This is Ukraine, or what's left of it, now that the war is over, some time in the near future. The conflict has left the country a desolate wasteland where the survivors try to scrape a living in what's left of the industry, mostly steel plants and the like, while the trauma of the disaster they have lived through, and indeed are suffering in the aftermath of, resonates in every brain. Including that of Sergiy (Andriy Rymaruk) who used to be a soldier fighting against the invaders, but now amuses himself playing at soldiers with his pal, also ex-military, shooting at metal targets which cannot fire back. What possible hope is there when all around is washed out, lifeless and grey, with barely any foliage to be seen? Is there any hope at all?
Well, hang on there, Sergiy, for there may be a reason to carry on should you manage to find the love of a good woman, though the film does not acknowledge that may not be available to everyone living through an environmental disaster. Early on we witness a man for whom work at the steel plant has just got too much to bear, and he proceeds to jump off a platform and into a barrel of molten metal, incinerated instantly, which is how most of his countrymen and women feel about sticking around in Ukraine if this is all that's on offer (it seems to be his boss slagging him off that's triggered his all-encompassing despair and desire to end it all). The relentless bleakness of the visuals were something to behold, and made this appear as a hymn to self-destruction.
Be that Sergiy failing to iron his clothes in his apartment and ironing his leg instead, then smashing the place up in fury, or the continued returning to the bodies being dug out of mass graves to be identified in a probably futile effort to give the victims of the war some dignity in death, by recognising them for who they were, not the rotting flesh and bone landfill they became. This was the long take style of cinema which guaranteed if you saw a corpse being laid out on a slab, you were assuredly going to sit through around five minutes of its autopsy, maybe more. Yet even in this grimness, there is a spark of life, because one of the examiners is Katya (Lyudmila Bileka), an ex-archaeologist who holds a small optimism that carrying on is what will see us through no matter what the circumstances, which attracts Sergiy to her and provides a casually presented romance.
Not that this was all lovey-dovey by any means, even if it did indulge one of those takes with a sex scene taking place in almost complete darkness for the, er, climax.

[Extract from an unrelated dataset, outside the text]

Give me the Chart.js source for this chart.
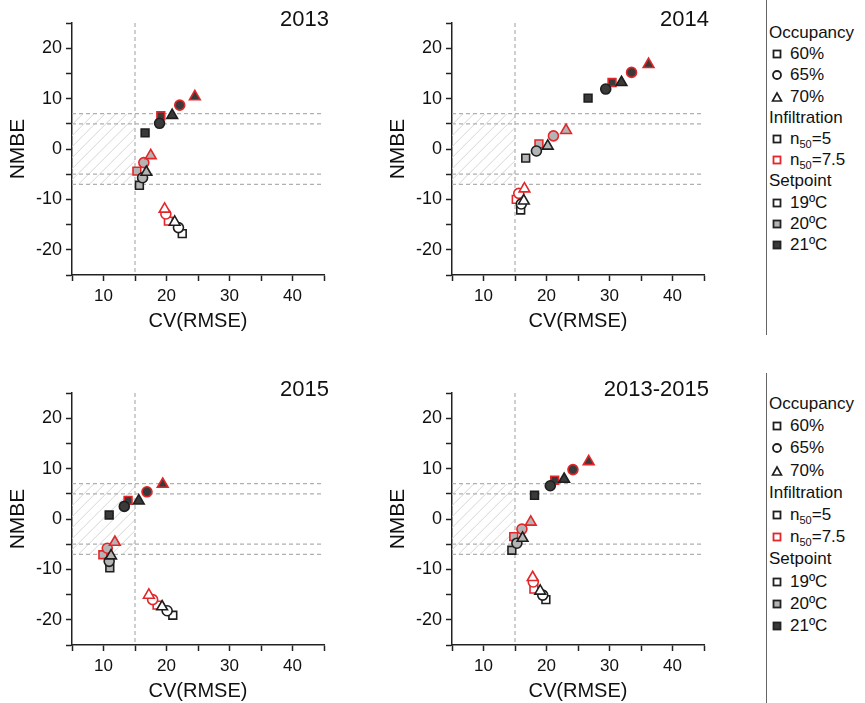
<!DOCTYPE html>
<html>
<head>
<meta charset="utf-8">
<script src="https://cdn.jsdelivr.net/npm/chart.js@4.4.1/dist/chart.umd.min.js"></script>
<style>
  body { margin:0; background:#fff; width:865px; height:703px; position:relative; overflow:hidden;
         font-family:'Liberation Sans', Arial, sans-serif; }
  canvas { position:absolute; }
  .vline { position:absolute; left:766px; width:1px; background:#666; }
  .leg { position:absolute; font-size:17px; color:#111; line-height:20px; white-space:nowrap; }
  .leg sub { font-size:11px; vertical-align:-4px; line-height:0; }
  .leg svg { position:absolute; }
</style>
</head>
<body>
<canvas id="c2013" width="345" height="350" style="left:0;top:0"></canvas>
<canvas id="c2014" width="345" height="350" style="left:380px;top:0"></canvas>
<canvas id="c2015" width="345" height="350" style="left:0;top:370px"></canvas>
<canvas id="c1315" width="345" height="350" style="left:380px;top:370px"></canvas>
<div class="vline" style="top:0;height:335px"></div>
<div class="vline" style="top:373px;height:330px"></div>
<div id="legends"></div>

<script>
// legend categories
const occupancy = ['60%', '65%', '70%'];
const infiltration = ['n<sub>50</sub>=5', 'n<sub>50</sub>=7.5'];
const setpoints = ['19ºC', '20ºC', '21ºC'];

// groups: [19ºC n50=5, 19ºC n50=7.5, 20ºC n50=5, 20ºC n50=7.5, 21ºC n50=5, 21ºC n50=7.5]
// each group: [60%, 65%, 70%]
const cv2013   = [[22.5,21.9,21.3],[20.3,19.9,19.7],[15.7,16.2,16.8],[15.3,16.4,17.5],[16.6,18.9,20.9],[19.1,22.1,24.5]];
const nmbe2013 = [[-16.8,-15.6,-14.5],[-14.3,-12.9,-11.9],[-7.2,-5.7,-4.6],[-4.4,-2.7,-1.3],[3.2,5.1,6.7],[6.6,8.7,10.4]];

const cv2014   = [[15.9,16.0,16.4],[15.2,15.6,16.5],[16.7,18.4,20.2],[18.8,21.1,23.1],[26.6,29.4,31.9],[30.4,33.5,36.2]];
const nmbe2014 = [[-12.1,-10.9,-10.3],[-10.0,-8.8,-7.9],[-1.8,-0.4,0.6],[1.0,2.6,3.7],[10.1,11.9,13.2],[13.2,15.2,16.8]];

const cv2015   = [[21.0,20.1,19.3],[18.5,17.8,17.2],[11.0,10.9,11.2],[9.9,10.6,11.8],[10.9,13.3,15.6],[13.9,16.9,19.4]];
const nmbe2015 = [[-19.1,-18.2,-17.4],[-17.1,-16.0,-15.1],[-9.7,-8.4,-7.3],[-7.1,-5.8,-4.6],[0.8,2.5,3.6],[3.7,5.4,6.9]];

const cvAll    = [[19.9,19.4,19.0],[18.0,17.9,17.8],[14.5,15.3,16.2],[14.8,16.1,17.5],[18.1,20.6,22.8],[21.3,24.2,26.7]];
const nmbeAll  = [[-16.0,-15.1,-14.3],[-13.9,-12.5,-11.6],[-6.2,-4.8,-3.8],[-3.5,-2.0,-0.6],[4.7,6.6,7.9],[7.7,9.8,11.4]];

// reference lines / acceptance zone
const refX = [15];
const refY = [7, 5, -5, -7];
const zoneX = [5, 15];
const zoneY = [-7, 7];

const fills = ['#ffffff', '#b4b4b4', '#3a3a3a'];
const edges = ['#1e1e1e', '#e3262a'];
const shapes = ['rect', 'circle', 'triangle'];
const sizes = [5.5, 5, 6.2];

Chart.defaults.font.family = "'Liberation Sans', Arial, sans-serif";
Chart.defaults.color = '#111';

const refPlugin = {
  id: 'refs',
  beforeDatasetsDraw(chart) {
    const { ctx, chartArea: a, scales: { x, y } } = chart;
    const x0 = x.getPixelForValue(zoneX[0]), x1 = x.getPixelForValue(zoneX[1]);
    const y0 = y.getPixelForValue(zoneY[1]), y1 = y.getPixelForValue(zoneY[0]);
    const h = y1 - y0;
    ctx.save();
    ctx.beginPath();
    ctx.rect(x0, y0, x1 - x0, h);
    ctx.clip();
    ctx.strokeStyle = '#d6d6d6';
    ctx.lineWidth = 1;
    ctx.beginPath();
    for (let s = x0 - h; s < x1; s += 11) {
      ctx.moveTo(s, y1);
      ctx.lineTo(s + h, y0);
    }
    ctx.stroke();
    ctx.restore();

    ctx.save();
    ctx.strokeStyle = '#b0b0b0';
    ctx.lineWidth = 1.2;
    ctx.setLineDash([4, 3]);
    refX.forEach(v => {
      const p = x.getPixelForValue(v);
      ctx.beginPath(); ctx.moveTo(p, a.top); ctx.lineTo(p, a.bottom); ctx.stroke();
    });
    refY.forEach(v => {
      const p = y.getPixelForValue(v);
      ctx.beginPath(); ctx.moveTo(a.left, p); ctx.lineTo(a.right, p); ctx.stroke();
    });
    ctx.restore();
  },
  afterDraw(chart, args, opts) {
    const { ctx, chartArea: a } = chart;
    ctx.save();
    ctx.font = "22px 'Liberation Sans', Arial, sans-serif";
    ctx.fillStyle = '#111';
    ctx.textAlign = 'right';
    ctx.textBaseline = 'alphabetic';
    ctx.fillText(opts.text, a.right + 5, 26);
    ctx.restore();
  }
};

function makePanel(id, title, cv, nmbe) {
  const datasets = cv.map((xs, g) => {
    const sp = Math.floor(g / 2), inf = g % 2;
    return {
      label: setpoints[sp] + ' / ' + infiltration[inf],
      data: xs.map((v, i) => ({ x: v, y: nmbe[g][i] })),
      pointStyle: shapes,
      pointRadius: sizes,
      pointBackgroundColor: fills[sp],
      pointBorderColor: edges[inf],
      pointBorderWidth: 1.6
    };
  });
  new Chart(document.getElementById(id), {
    type: 'scatter',
    data: { datasets },
    plugins: [refPlugin],
    options: {
      responsive: false,
      animation: false,
      devicePixelRatio: 1,
      layout: { padding: { top: 23, right: 21, left: 0, bottom: 0 } },
      plugins: {
        legend: { display: false },
        tooltip: { enabled: false },
        refs: { text: title }
      },
      scales: {
        x: {
          type: 'linear', min: 5, max: 45,
          afterFit(s) { s.height = 75; },
          border: { color: '#222', width: 1.5 },
          grid: { drawOnChartArea: false, drawTicks: true, tickLength: 6, color: '#222', tickWidth: 1.5 },
          ticks: { stepSize: 5, autoSkip: false, maxRotation: 0, padding: 5, font: { size: 17 },
                   callback: v => (v % 10 === 0 ? String(v) : '') },
          title: { display: true, text: 'CV(RMSE)', font: { size: 20 }, padding: { top: 0, bottom: 17 } }
        },
        y: {
          type: 'linear', min: -25, max: 25,
          afterFit(s) { s.width = 72; },
          border: { color: '#222', width: 1.5 },
          grid: { drawOnChartArea: false, drawTicks: true, tickLength: 6, color: '#222', tickWidth: 1.5 },
          ticks: { stepSize: 5, autoSkip: false, padding: 4, font: { size: 18 },
                   callback: v => (v % 10 === 0 ? String(v) : '') },
          title: { display: true, text: 'NMBE', font: { size: 21 }, padding: { top: 6, bottom: 0 } }
        }
      }
    }
  });
}

makePanel('c2013', '2013', cv2013, nmbe2013);
makePanel('c2014', '2014', cv2014, nmbe2014);
makePanel('c2015', '2015', cv2015, nmbe2015);
makePanel('c1315', '2013-2015', cvAll, nmbeAll);

// legend (HTML text, SVG markers)
function marker(shape, fill, stroke) {
  let s;
  if (shape === 'rect') s = `<rect x="2.5" y="2.5" width="7" height="7" fill="${fill}" stroke="${stroke}" stroke-width="1.8"/>`;
  else if (shape === 'circle') s = `<circle cx="6" cy="6" r="4" fill="${fill}" stroke="${stroke}" stroke-width="1.8"/>`;
  else s = `<polygon points="6,2 10.5,10 1.5,10" fill="${fill}" stroke="${stroke}" stroke-width="1.6"/>`;
  return `<svg width="12" height="12" style="left:-19px;top:4px">${s}</svg>`;
}
function buildLegend(top, step) {
  const rows = [];
  rows.push({ head: 'Occupancy' });
  occupancy.forEach((t, i) => rows.push({ text: t, m: marker(shapes[i], '#fff', edges[0]) }));
  rows.push({ head: 'Infiltration' });
  infiltration.forEach((t, i) => rows.push({ text: t, m: marker('rect', '#fff', edges[i]) }));
  rows.push({ head: 'Setpoint' });
  setpoints.forEach((t, i) => rows.push({ text: t, m: marker('rect', fills[i], '#222') }));
  let html = '';
  rows.forEach((r, k) => {
    const yc = top + k * step - 10;
    if (r.head) html += `<div class="leg" style="left:769px;top:${yc}px">${r.head}</div>`;
    else html += `<div class="leg" style="left:790px;top:${yc}px">${r.m}${r.text}</div>`;
  });
  return html;
}
document.getElementById('legends').innerHTML = buildLegend(33, 21.2) + buildLegend(404, 22.2);
</script>
</body>
</html>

There were in addition shots of lava-like waste being spilled from container trains, or a van broken down in the pouring rain that has been stuck on the road for hours before a passing truck can help, all contributing to the mood of humanity creating a vast landscape where they have almost made themselves obsolete, so near-insignificant are they in its environment. There has been a conflict going on in Ukraine for a long time, of course, and Russia is never named here as the enemy, but the fact that these regions were so easy to find and highlight - Ukraine essentially plays itself, and not flatteringly - was an indictment of the society as much as the contemporary Donbass, which many would be comparing Atlantis to. Though that was not set in the future, and you could argue that this supposed science fiction was nothing of the sort either, a sobering state of affairs even if director Valentyn Vasyanovych did want to stay with that hope in his heart, no matter how easy to miss it was in this setting.